§ Problem details:
Print exactly the lines from the first one down to the line that contains "from matplotlib.colors import", both included, and skip the pictures.
────────
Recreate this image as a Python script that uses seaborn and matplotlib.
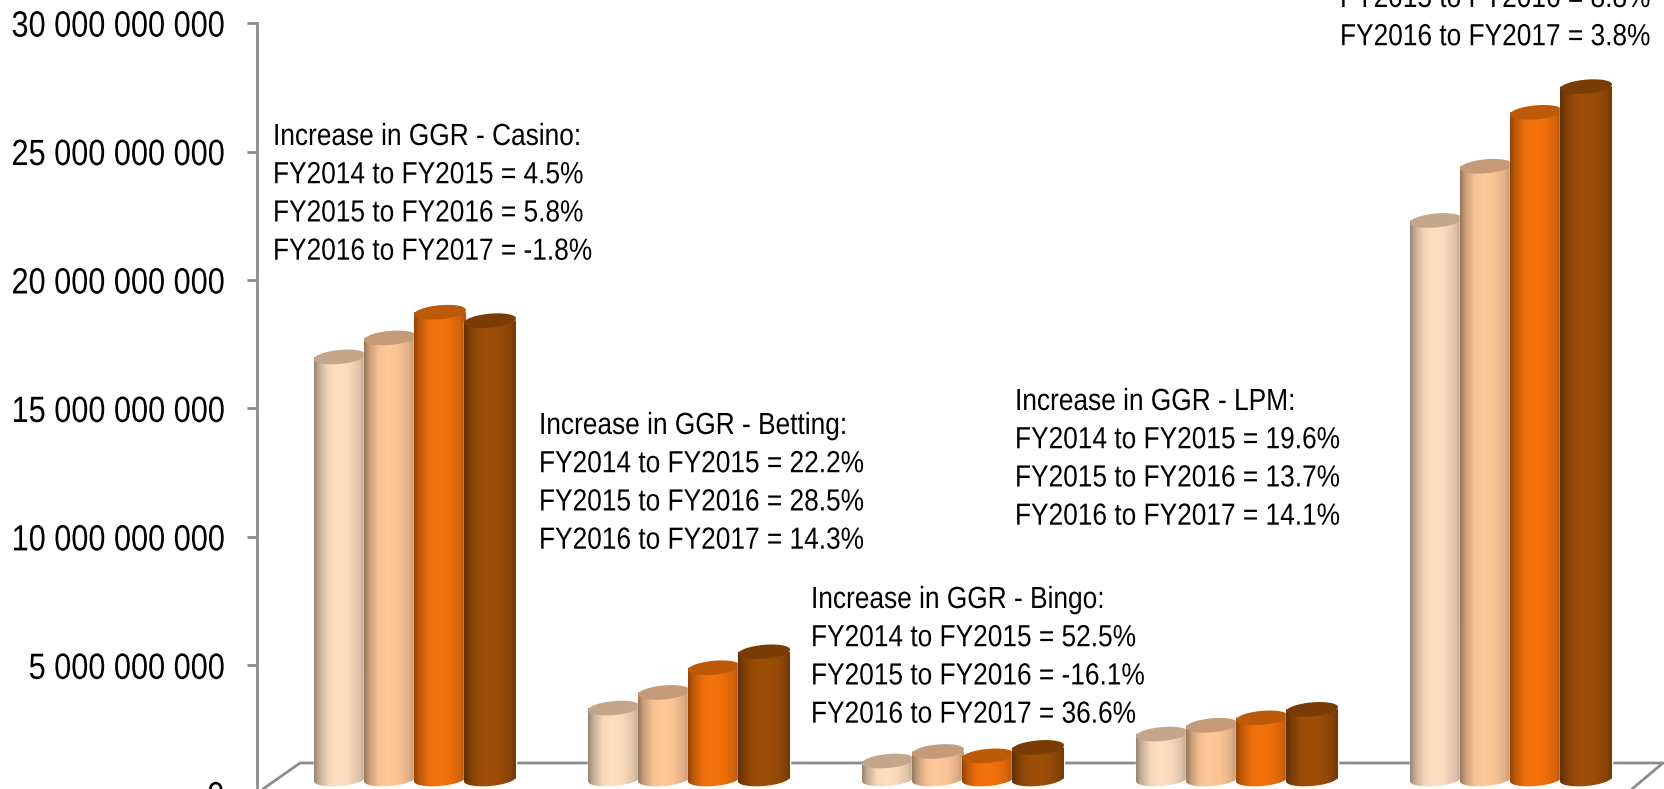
import numpy as np
import pandas as pd
import matplotlib
matplotlib.use("Agg")
import matplotlib.pyplot as plt
import seaborn as sns
from matplotlib.patches import Polygon
from matplotlib.patheffects import AbstractPathEffect
from matplotlib.transforms import Affine2D
from matplotlib.colors import LinearSegmentedColormap, to_rgb

categories = ["Casino", "Betting", "Bingo", "LPM", "Lotto"]
years = ["FY2014", "FY2015", "FY2016", "FY2017"]
fy2014 = [16.43e9, 2.76e9, 0.70e9, 1.75e9, 21.74e9]
fy2015 = [17.17e9, 3.37e9, 1.07e9, 2.09e9, 23.85e9]
fy2016 = [18.17e9, 4.33e9, 0.90e9, 2.38e9, 25.95e9]
fy2017 = [17.84e9, 4.95e9, 1.23e9, 2.71e9, 26.95e9]
colors = ["#FFDFC2", "#FFC898", "#F4720B", "#9E4E07"]
cap_colors = ["#C4A68B", "#C49A78", "#BC5A08", "#7A3C05"]
tick_values = [0, 5e9, 10e9, 15e9, 20e9, 25e9, 30e9]
tick_labels = ["0", "5 000 000 000", "10 000 000 000", "15 000 000 000",
               "20 000 000 000", "25 000 000 000", "30 000 000 000"]
notes = [
    ("Increase in GGR - Casino:\nFY2014 to FY2015 = 4.5%\nFY2015 to FY2016 = 5.8%\nFY2016 to FY2017 = -1.8%", 273, 122),
    ("Increase in GGR - Betting:\nFY2014 to FY2015 = 22.2%\nFY2015 to FY2016 = 28.5%\nFY2016 to FY2017 = 14.3%", 539, 411),
    ("Increase in GGR - Bingo:\nFY2014 to FY2015 = 52.5%\nFY2015 to FY2016 = -16.1%\nFY2016 to FY2017 = 36.6%", 811, 585),
    ("Increase in GGR - LPM:\nFY2014 to FY2015 = 19.6%\nFY2015 to FY2016 = 13.7%\nFY2016 to FY2017 = 14.1%", 1015, 387),
    ("FY2015 to FY2016 = 8.8%\nFY2016 to FY2017 = 3.8%", 1340, -16),
]

W, H = 1664, 789
sns.set_theme(style="white")
plt.rcParams["font.family"] = ["Liberation Sans", "DejaVu Sans"]
GRAY = "#8C8C8C"


class Condense(AbstractPathEffect):
    """Narrow the glyphs horizontally around a fixed pixel column."""

    def __init__(self, x0, factor):
        super().__init__()
        self.x0, self.factor = x0, factor

    def draw_path(self, renderer, gc, tpath, affine, rgbFace=None):
        squeeze = Affine2D().translate(-self.x0, 0).scale(self.factor, 1).translate(self.x0, 0)
        renderer.draw_path(gc, tpath, affine + squeeze, rgbFace)


fig = plt.figure(figsize=(W / 100, H / 100), dpi=100)
PX_ZERO, PX_PER_UNIT = 793.8, 128.45 / 5e9
ax = fig.add_axes([257 / W, (H - PX_ZERO) / H, 1 - 257 / W, PX_ZERO / H])

df = pd.DataFrame({"category": categories, "FY2014": fy2014, "FY2015": fy2015,
                   "FY2016": fy2016, "FY2017": fy2017}).melt(
    id_vars="category", var_name="year", value_name="ggr")
floor = 14.8 / PX_PER_UNIT
sns.barplot(data=df, x="category", y="ggr", hue="year", hue_order=years,
            order=categories, palette=colors, width=0.73, saturation=1,
            legend=False, bottom=floor, ax=ax)

x_left = (257 - 415) / 274
x_right = (W - 415) / 274
xpx = 274.0
px_y = lambda p: (PX_ZERO - p) / PX_PER_UNIT
px_x = lambda p: (p - 415) / xpx


def shade(c, f):
    return tuple(np.array(to_rgb(c)) * f)


def cap(cx, cy, a):
    t = np.linspace(0, 2 * np.pi, 90)
    return np.column_stack([cx + a * np.cos(t),
                            cy + (7.0 * np.sin(t) + 2.2 * np.cos(t)) / PX_PER_UNIT])


bars = [b for b in ax.patches if b.get_height() > 0]
bars.sort(key=lambda b: b.get_x())
cap_of = {to_rgb(c): k for c, k in zip(colors, cap_colors)}
for i, bar in enumerate(bars):
    color = to_rgb(bar.get_facecolor()[:3])
    width = bar.get_width() * 1.04
    cx = bar.get_x() + bar.get_width() / 2
    y0 = bar.get_y()
    y1 = y0 + bar.get_height()
    bar.set_x(cx - width / 2)
    bar.set_width(width)
    z = 3 + i * 0.01
    bar.set_zorder(z)
    a = width / 2
    lo = cap(cx, y0, a)
    lo = lo[(np.sin(np.linspace(0, 2 * np.pi, 90)) <= 0)]
    lo = lo[np.argsort(lo[:, 0])]
    outline = np.vstack([lo, [[cx + a, y1], [cx - a, y1]]])
    clip = Polygon(outline, closed=True, transform=ax.transData)
    cmap = LinearSegmentedColormap.from_list("g", [
        (0.0, shade(color, 0.60)), (0.10, shade(color, 0.78)), (0.28, shade(color, 0.97)),
        (0.45, color), (0.65, shade(color, 0.98)), (0.85, shade(color, 0.88)),
        (1.0, shade(color, 0.72))])
    im = ax.imshow(np.linspace(0, 1, 128)[None, :], cmap=cmap, aspect="auto",
                   extent=[cx - a, cx + a, y0 - 10 / PX_PER_UNIT, y1], zorder=z + 0.001,
                   interpolation="bilinear")
    im.set_clip_path(clip)
    key = min(cap_of, key=lambda k: sum((p - q) ** 2 for p, q in zip(k, color)))
    ax.add_patch(Polygon(cap(cx, y1, a), closed=True, facecolor=cap_of[key],
                         edgecolor="none", zorder=z + 0.002))

ax.set_xlim(x_left, x_right)
ax.set_ylim(0, PX_ZERO / PX_PER_UNIT)

# floor of the 3-D box
floor_kw = dict(color=GRAY, lw=2.0, clip_on=False, zorder=1, solid_capstyle="round")
ax.plot([px_x(263), px_x(300), px_x(1663), px_x(1632)],
        [px_y(789), px_y(763), px_y(763), px_y(789)], **floor_kw)

for s in ["top", "right", "bottom"]:
    ax.spines[s].set_visible(False)
ax.spines["left"].set_color(GRAY)
ax.spines["left"].set_linewidth(2.0)
ax.spines["left"].set_bounds(0, 30e9)
ax.set_yticks(tick_values)
ax.set_yticklabels(tick_labels)
ax.tick_params(axis="y", left=True, length=7.2, width=2.0, color=GRAY, pad=16.5,
               labelsize=26.3, labelcolor="black")
for lab in ax.get_yticklabels():
    lab.set_path_effects([Condense(225, 0.84)])
ax.set_xticks([])
ax.set_xlabel("")
ax.set_ylabel("")

for txt, x, y in notes:
    fig.text(x / W, 1 - y / H, txt, ha="left", va="top", fontsize=22,
             linespacing=1.358, color="black", path_effects=[Condense(x, 0.86)])

fig.savefig("out.png", dpi=100)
────────
§ Finished answer:
Recreate this image as a Python script that uses seaborn and matplotlib.
import numpy as np
import pandas as pd
import matplotlib
matplotlib.use("Agg")
import matplotlib.pyplot as plt
import seaborn as sns
from matplotlib.patches import Polygon
from matplotlib.patheffects import AbstractPathEffect
from matplotlib.transforms import Affine2D
from matplotlib.colors import LinearSegmentedColormap, to_rgb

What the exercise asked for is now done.